No admite duda que la presencia en La Habana del Duque de Windsor, en compañía de su esposa, la norteamericana Wallis Simpson, acaparaba siempre la atención de los cronistas sociales y de los fotógrafos, aunque como él mismo dijera: “Vengo por una razón muy simple: a jugar golf”.
Lo cierto es que la llegada de un rey a la Isla era noticia por sí sola, aunque en su caso hubiera tenido un reinado muy breve: desde enero de 1936 hasta diciembre de ese mismo año. Sin embargo, lo que le dio celebridad a él en todo el mundo fue precisamente su renuncia al trono por una mujer, Wallis Simpson, por cuyo amor Eduardo VIII de Inglaterra, primogénito de Jorge V, pasó a ser simplemente el Duque de Windsor.
Todo comenzó cuando Eduardo VIII hizo público su propósito de contraer nupcias con Wallis, lo que le pareció inadmisible a la realeza británica que no aceptaba en modo alguno como reina consorte a aquella plebeya norteamericana, que para colmo de males era católica y divorciada en dos ocasiones, opinión que fue compartida en pleno por el Gobierno de Londres y por la Iglesia Anglicana.
Así pues al infeliz enamorado no le quedó otro camino que escoger entre su amada y el trono. Lo que sobrevino después es harto conocido. Apenas diez meses de que el Arzobispo de Canterbury le colocara la corona en la Abadía de Westminster, abdicaba Eduardo a favor de su hermano, quien ascendió al trono como Jorge VI y es el padre de la actual reina Isabel. El ex rey marchaba al extranjero.
Para muchos aquella era una historia de amor única, que eclipsaba a la más romántica de las novelas rosas escritas hasta entonces, aunque, en honor a la verdad, algunos de los entendidos en el tema aseguran hasta hoy que su renuncia tuvo un trasfondo político.
En Francia se celebró la boda, a la que asistieron apenas treinta y tantas personas. De más está decir que miembro alguno de la familia real asistió al enlace. Cuenta el colega Ciro Bianchi Ross que cuando se le preguntó al novio si deseaba contraer matrimonio con la Simpson, Eduardo, de 42 años, respondió con un sí tan fuerte y rotundo que asustó a no pocos de los convidados.

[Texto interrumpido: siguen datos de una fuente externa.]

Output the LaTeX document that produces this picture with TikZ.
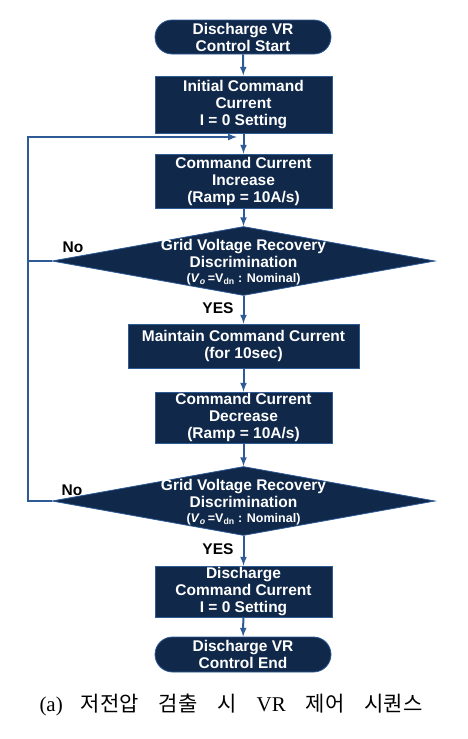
\documentclass[tikz,border=0pt]{standalone}
\usepackage{fontspec}
\setmainfont{Liberation Sans}
\newfontfamily\capfont{Liberation Serif}
\newfontfamily\cjk{Noto Sans CJK KR}
\usetikzlibrary{arrows.meta, shapes.geometric, shapes.misc, positioning}
\definecolor{navy}{HTML}{10284A}
\definecolor{linkblue}{HTML}{2E5A96}

\begin{document}
\begin{tikzpicture}[x=1pt, y=-1pt, font=\bfseries\fontsize{15.5}{17}\selectfont]
			\tikzstyle{every node}=[text=white, align=center]
			\tikzstyle{process}=[rectangle, fill=navy, draw=linkblue, line width=0.8pt, inner sep=0pt]
			\tikzstyle{terminal}=[rounded rectangle, fill=navy, draw=linkblue, line width=0.8pt, inner sep=0pt, minimum width=176pt, minimum height=34pt]
			\tikzstyle{decision}=[diamond, fill=navy, draw=linkblue, line width=0.8pt, inner sep=0pt, minimum width=383pt, minimum height=69pt]
			\tikzstyle{tag}=[text=black]
			\tikzstyle{flow}=[draw=linkblue, line width=2pt]
			\useasboundingbox (0,0) rectangle (467,739);
			
			% Blocks of the sequence
			\node[terminal] (start) at (243, 37) {Discharge VR\\Control Start};
			\node[process, minimum width=177pt, minimum height=57pt] (init) at (243.5, 104.5) {Initial Command\\Current\\I = 0 Setting};
			\node[process, minimum width=177pt, minimum height=54pt] (ramp) at (243.5, 181) {Command Current\\Increase\\(Ramp = 10A/s)};
			\node[decision] (chk1) at (243.5, 261) {};
			\node (chk1t) at (243.5, 262) {Grid Voltage Recovery\\Discrimination\\[-2pt]{\fontsize{12.5}{13}\selectfont(\textit{V}\textsubscript{\textit{o}}\,=V\textsubscript{dn} : Nominal)}};
			\node[process, minimum width=231pt, minimum height=44pt] (hold) at (243.5, 346) {Maintain Command Current\\(for 10sec)};
			\node[process, minimum width=177pt, minimum height=51pt] (down) at (243.5, 417.5) {Command Current\\Decrease\\(Ramp = 10A/s)};
			\node[decision] (chk2) at (243.5, 501) {};
			\node (chk2t) at (243.5, 502) {Grid Voltage Recovery\\Discrimination\\[-2pt]{\fontsize{12.5}{13}\selectfont(\textit{V}\textsubscript{\textit{o}}\,=V\textsubscript{dn} : Nominal)}};
			\node[process, minimum width=177pt, minimum height=51pt] (reset) at (243.5, 591.5) {Discharge\\Command Current\\I = 0 Setting};
			\node[terminal, minimum height=35pt] (stop) at (243, 654.5) {Discharge VR\\Control End};
			
			% Branch labels
			\node[tag] (no1) at (73, 247) {No};
			\node[tag] (no2) at (72, 490) {No};
			\node[tag] (yes1) at (218, 308) {YES};
			\node[tag] (yes2) at (218, 549) {YES};
			\coordinate (loopin) at (237, 137);
			
			% Connectors
			\draw[flow, -latex] (start) -- (init);
			\draw[flow, -latex] (init) -- (ramp);
			\draw[flow, -latex] (ramp) -- (chk1);
			\draw[flow, -latex] (chk1) -- (hold);
			\draw[flow, -latex] (hold) -- (down);
			\draw[flow, -latex] (down) -- (chk2);
			\draw[flow, -latex] (chk2) -- (reset);
			\draw[flow, -latex] (reset) -- (stop);
			\draw[flow] (chk1.west) -- (28, 261);
			\draw[flow, -latex] (chk2.west) -- (28, 501) |- (loopin);
			
			% Caption
			\node[text=black, font=\fontsize{21}{24}\selectfont] (caption) at (231, 705) {\capfont (a)\hspace{18pt}\cjk 저전압\hspace{20pt}검출\hspace{20pt}시\hspace{20pt}\capfont VR\hspace{20pt}\cjk 제어\hspace{20pt}시퀀스};
\end{tikzpicture}
\end{document}
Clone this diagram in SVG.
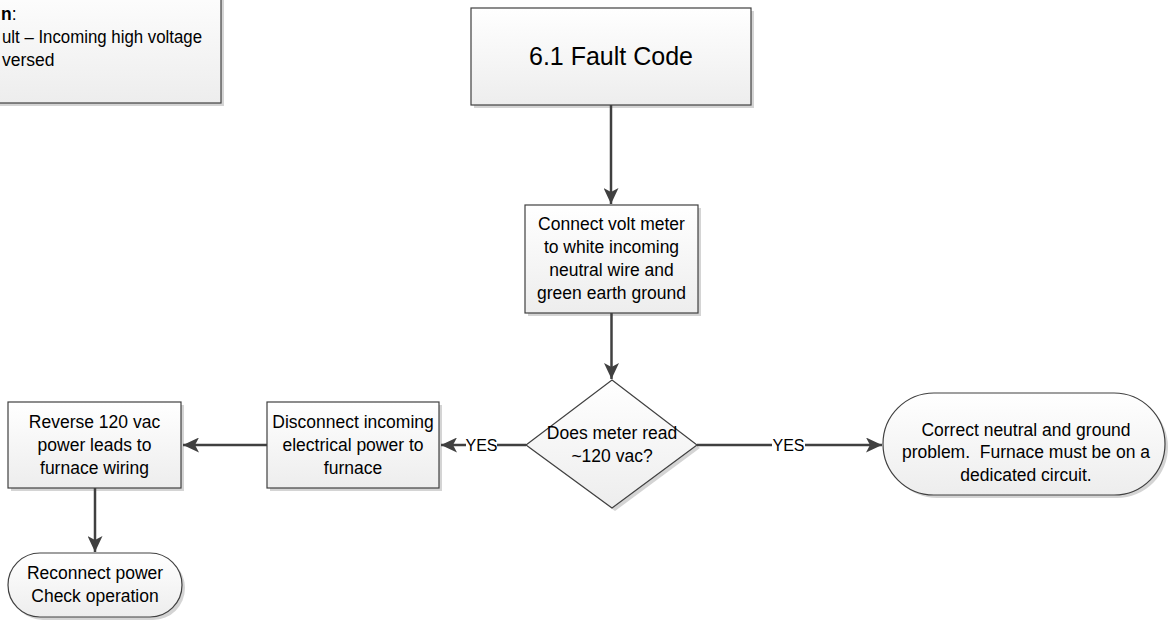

Eduardo y Wallis no tendrían hijos. En varias ocasiones visitaron La Habana, donde se alojaron, según se dice, siempre en el Hotel Nacional, donde dejaron muy gratos recuerdos.
Se dice que estuvieron aquí por primera vez cuando, en los días de la Segunda Guerra Mundial, el Duque fue nombrado Gobernador General de las Bahamas.
Volverían en abril de 1948. Elegante, delgado y rubio, con algo más de 50 años, espejuelos, calzado de dos tonos y fuertes deseos de jugar golf era la imagen del noble visitante, quien devino entonces noticia de primera plana.
La revista Bohemia colmaba una de sus páginas con el quehacer del ex rey en la lujosa residencia del señor Frank Steinhardt, donde el aristócrata inglés degustó del muy criollo lechón asado y saboreó una taza de café carretero. Entre los asistentes a esa jornada sobresale Ernest Hemingway, quien para no variar, aparece con pantalones cortos y aspecto desaliñado.
En marzo de 1954 arribaban nuevamente a la capital cubana los Duques de Windsor. Eduardo participaría entonces en un torneo de golf celebrado en uno de los más aristocráticos clubes habaneros. Que se conozca, el ex monarca y su esposa llegaron a Cuba por última vez en marzo de 1955. Otra vez el Duque dedicó su tiempo a jugar golf.
Como es de suponer, la aristocracia criolla festejó invariablemente a quien algunos cronistas llamaron El Príncipe Azul.
Por cierto, en el interesante libro Revelaciones de una leyenda, de Luis Báez y Pedro De La Hoz, se recogen algunos recuerdos de los empleados del hotel Nacional sobre las estancias en esa instalación de Eduardo y Wallis.
“El Duque era un hombre amable, elegante, con una sonrisa a flor de labios que contrastaba con el aire de tristeza de su mujer… Por suerte en aquellos años no se habían puesto de moda los paparazzi, porque si no hubiera sido imposible contener al enjambre de fotógrafos de las revistas del corazón… Ellos, muy dispuestos a atender a la prensa en el hotel… no eran dados a la publicidad. Cada vez que cualquiera de nosotros se cruzaba con uno de ellos, tenían una atención, una reverencia, un gesto. Al Duque nunca se le escuchó la menor queja”.